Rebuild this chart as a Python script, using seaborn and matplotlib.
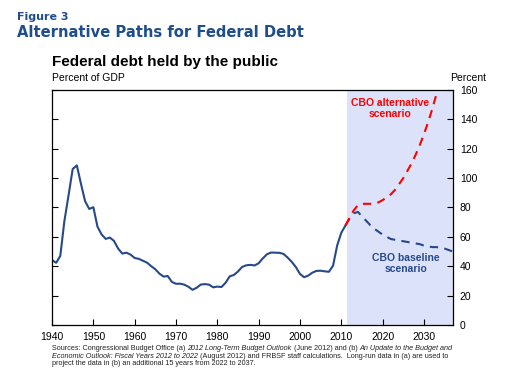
import matplotlib
matplotlib.use("Agg")
from matplotlib import pyplot as plt
import pandas as pd
import seaborn as sns

# historical debt held by the public, percent of GDP
hist_years = list(range(1940, 2012))
hist_values = [44.2, 42.3, 47.0, 70.9, 88.3, 106.2, 108.7, 96.2, 84.3, 79.0,
               80.2, 66.9, 61.6, 58.6, 59.5, 57.2, 52.0, 48.6, 49.2, 47.9,
               45.6, 45.0, 43.7, 42.4, 40.0, 37.9, 34.9, 32.9, 33.3, 29.3,
               28.0, 28.1, 27.4, 26.0, 23.9, 25.3, 27.5, 27.8, 27.4, 25.6,
               26.1, 25.8, 28.7, 33.1, 34.0, 36.4, 39.5, 40.6, 40.9, 40.5,
               42.0, 45.3, 48.1, 49.3, 49.2, 49.1, 48.4, 45.9, 43.0, 39.4,
               34.7, 32.5, 33.6, 35.6, 36.8, 36.9, 36.5, 36.2, 40.3, 54.1,
               62.8, 67.7]

base_years = list(range(2011, 2038))
base_values = [67.7, 72.5, 76.0, 77.0, 74.0, 71.0, 68.0, 65.5, 63.5, 61.5,
               60.0, 58.5, 58.0, 57.5, 57.0, 56.5, 56.0, 55.5, 55.0, 54.0,
               53.5, 53.0, 53.0, 52.5, 52.0, 51.0, 50.0]

alt_years = list(range(2011, 2036))
alt_values = [67.7, 73.0, 78.0, 81.5, 82.5, 82.5, 82.5, 82.5, 83.5, 85.0,
              87.0, 89.0, 92.0, 96.0, 100.0, 105.0, 110.0, 116.0, 122.5, 130.0,
              138.0, 147.0, 157.0, 168.0, 180.0]

x_ticks = [1940, 1950, 1960, 1970, 1980, 1990, 2000, 2010, 2020, 2030]
y_ticks = [0, 20, 40, 60, 80, 100, 120, 140, 160]

navy = "#27498a"
red = "#ff0000"
shade = "#dce2fa"
title_blue = "#1f4e8c"

sns.set_style("ticks")
plt.rcParams["font.family"] = ["Liberation Sans", "DejaVu Sans"]

hist_df = pd.DataFrame({"year": hist_years, "value": hist_values})
base_df = pd.DataFrame({"year": base_years, "value": base_values})
alt_df = pd.DataFrame({"year": alt_years, "value": alt_values})

fig = plt.figure(figsize=(5.1, 3.8), dpi=100)
ax = fig.add_axes([0.102, 0.145, 0.786, 0.618])

ax.axvspan(2011.5, 2037, color=shade, lw=0, zorder=0)
sns.lineplot(data=hist_df, x="year", y="value", color=navy, lw=1.5, ax=ax)
sns.lineplot(data=base_df, x="year", y="value", color=navy, lw=1.5,
             ax=ax, linestyle=(0, (4, 3)))
sns.lineplot(data=alt_df, x="year", y="value", color=red, lw=1.5,
             ax=ax, linestyle=(0, (4, 3)))

ax.set_xlim(1940, 2037)
ax.set_ylim(0, 160)
ax.set_xticks(x_ticks)
ax.set_yticks(y_ticks)
ax.set_xlabel("")
ax.set_ylabel("")
ax.yaxis.tick_right()
ax.tick_params(axis="both", which="both", direction="in", length=4,
               width=0.8, labelsize=7.5, colors="black", pad=5)
ax.tick_params(axis="y", left=True, right=True, labelleft=False, labelright=True)
for s in ax.spines.values():
    s.set_visible(True)
    s.set_color("black")
    s.set_linewidth(0.9)

ax.text(0.843, 0.965, "CBO alternative\nscenario", transform=ax.transAxes,
        color=red, fontsize=7.5, fontweight="bold", ha="center", va="top",
        linespacing=1.05)
ax.text(0.883, 0.305, "CBO baseline\nscenario", transform=ax.transAxes,
        color=navy, fontsize=7.5, fontweight="bold", ha="center", va="top",
        linespacing=1.05)

fig.text(0.033, 0.955, "Figure 3", color=title_blue, fontsize=8,
         fontweight="bold", family="DejaVu Sans", va="center")
fig.text(0.033, 0.914, "Alternative Paths for Federal Debt", color=title_blue,
         fontsize=10.6, fontweight="bold", family="DejaVu Sans", va="center")
fig.text(0.102, 0.836, "Federal debt held by the public", color="black",
         fontsize=11, fontweight="bold", va="center")
fig.text(0.102, 0.795, "Percent of GDP", color="black", fontsize=7.5, va="center")
fig.text(0.917, 0.795, "Percent", color="black", fontsize=7.5, va="center",
         ha="center")

# sources note with italic titles, pieced together left to right
note_lines = [
    [("Sources: Congressional Budget Office (a) ", "normal"),
     ("2012 Long-Term Budget Outlook", "italic"),
     (" (June 2012) and (b) ", "normal"),
     ("An Update to the Budget and", "italic")],
    [("Economic Outlook: Fiscal Years 2012 to 2022", "italic"),
     (" (August 2012) and FRBSF staff calculations.  Long-run data in (a) are used to", "normal")],
    [("project the data in (b) an additional 15 years from 2022 to 2037.", "normal")],
]
renderer = fig.canvas.get_renderer()
y = 0.082
for line in note_lines:
    x = 0.102
    for txt, style in line:
        t = fig.text(x, y, txt, fontsize=5.2, style=style, color="#222222",
                     va="center", ha="left")
        bb = t.get_window_extent(renderer=renderer)
        x = fig.transFigure.inverted().transform((bb.x1, bb.y0))[0]
    y -= 0.019

fig.savefig("out.png", dpi=100)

________________________________________

Problem details: Copy the listing exactly. Any image in it stays out of the copy.

Response to this task:
Rebuild this chart as a Python script, using seaborn and matplotlib.
import matplotlib
matplotlib.use("Agg")
from matplotlib import pyplot as plt
import pandas as pd
import seaborn as sns

# historical debt held by the public, percent of GDP
hist_years = list(range(1940, 2012))
hist_values = [44.2, 42.3, 47.0, 70.9, 88.3, 106.2, 108.7, 96.2, 84.3, 79.0,
               80.2, 66.9, 61.6, 58.6, 59.5, 57.2, 52.0, 48.6, 49.2, 47.9,
               45.6, 45.0, 43.7, 42.4, 40.0, 37.9, 34.9, 32.9, 33.3, 29.3,
               28.0, 28.1, 27.4, 26.0, 23.9, 25.3, 27.5, 27.8, 27.4, 25.6,
               26.1, 25.8, 28.7, 33.1, 34.0, 36.4, 39.5, 40.6, 40.9, 40.5,
               42.0, 45.3, 48.1, 49.3, 49.2, 49.1, 48.4, 45.9, 43.0, 39.4,
               34.7, 32.5, 33.6, 35.6, 36.8, 36.9, 36.5, 36.2, 40.3, 54.1,
               62.8, 67.7]

base_years = list(range(2011, 2038))
base_values = [67.7, 72.5, 76.0, 77.0, 74.0, 71.0, 68.0, 65.5, 63.5, 61.5,
               60.0, 58.5, 58.0, 57.5, 57.0, 56.5, 56.0, 55.5, 55.0, 54.0,
               53.5, 53.0, 53.0, 52.5, 52.0, 51.0, 50.0]

alt_years = list(range(2011, 2036))
alt_values = [67.7, 73.0, 78.0, 81.5, 82.5, 82.5, 82.5, 82.5, 83.5, 85.0,
              87.0, 89.0, 92.0, 96.0, 100.0, 105.0, 110.0, 116.0, 122.5, 130.0,
              138.0, 147.0, 157.0, 168.0, 180.0]

x_ticks = [1940, 1950, 1960, 1970, 1980, 1990, 2000, 2010, 2020, 2030]
y_ticks = [0, 20, 40, 60, 80, 100, 120, 140, 160]

navy = "#27498a"
red = "#ff0000"
shade = "#dce2fa"
title_blue = "#1f4e8c"

sns.set_style("ticks")
plt.rcParams["font.family"] = ["Liberation Sans", "DejaVu Sans"]

hist_df = pd.DataFrame({"year": hist_years, "value": hist_values})
base_df = pd.DataFrame({"year": base_years, "value": base_values})
alt_df = pd.DataFrame({"year": alt_years, "value": alt_values})

fig = plt.figure(figsize=(5.1, 3.8), dpi=100)
ax = fig.add_axes([0.102, 0.145, 0.786, 0.618])

ax.axvspan(2011.5, 2037, color=shade, lw=0, zorder=0)
sns.lineplot(data=hist_df, x="year", y="value", color=navy, lw=1.5, ax=ax)
sns.lineplot(data=base_df, x="year", y="value", color=navy, lw=1.5,
             ax=ax, linestyle=(0, (4, 3)))
sns.lineplot(data=alt_df, x="year", y="value", color=red, lw=1.5,
             ax=ax, linestyle=(0, (4, 3)))

ax.set_xlim(1940, 2037)
ax.set_ylim(0, 160)
ax.set_xticks(x_ticks)
ax.set_yticks(y_ticks)
ax.set_xlabel("")
ax.set_ylabel("")
ax.yaxis.tick_right()
ax.tick_params(axis="both", which="both", direction="in", length=4,
               width=0.8, labelsize=7.5, colors="black", pad=5)
ax.tick_params(axis="y", left=True, right=True, labelleft=False, labelright=True)
for s in ax.spines.values():
    s.set_visible(True)
    s.set_color("black")
    s.set_linewidth(0.9)

ax.text(0.843, 0.965, "CBO alternative\nscenario", transform=ax.transAxes,
        color=red, fontsize=7.5, fontweight="bold", ha="center", va="top",
        linespacing=1.05)
ax.text(0.883, 0.305, "CBO baseline\nscenario", transform=ax.transAxes,
        color=navy, fontsize=7.5, fontweight="bold", ha="center", va="top",
        linespacing=1.05)

fig.text(0.033, 0.955, "Figure 3", color=title_blue, fontsize=8,
         fontweight="bold", family="DejaVu Sans", va="center")
fig.text(0.033, 0.914, "Alternative Paths for Federal Debt", color=title_blue,
         fontsize=10.6, fontweight="bold", family="DejaVu Sans", va="center")
fig.text(0.102, 0.836, "Federal debt held by the public", color="black",
         fontsize=11, fontweight="bold", va="center")
fig.text(0.102, 0.795, "Percent of GDP", color="black", fontsize=7.5, va="center")
fig.text(0.917, 0.795, "Percent", color="black", fontsize=7.5, va="center",
         ha="center")

# sources note with italic titles, pieced together left to right
note_lines = [
    [("Sources: Congressional Budget Office (a) ", "normal"),
     ("2012 Long-Term Budget Outlook", "italic"),
     (" (June 2012) and (b) ", "normal"),
     ("An Update to the Budget and", "italic")],
    [("Economic Outlook: Fiscal Years 2012 to 2022", "italic"),
     (" (August 2012) and FRBSF staff calculations.  Long-run data in (a) are used to", "normal")],
    [("project the data in (b) an additional 15 years from 2022 to 2037.", "normal")],
]
renderer = fig.canvas.get_renderer()
y = 0.082
for line in note_lines:
    x = 0.102
    for txt, style in line:
        t = fig.text(x, y, txt, fontsize=5.2, style=style, color="#222222",
                     va="center", ha="left")
        bb = t.get_window_extent(renderer=renderer)
        x = fig.transFigure.inverted().transform((bb.x1, bb.y0))[0]
    y -= 0.019

fig.savefig("out.png", dpi=100)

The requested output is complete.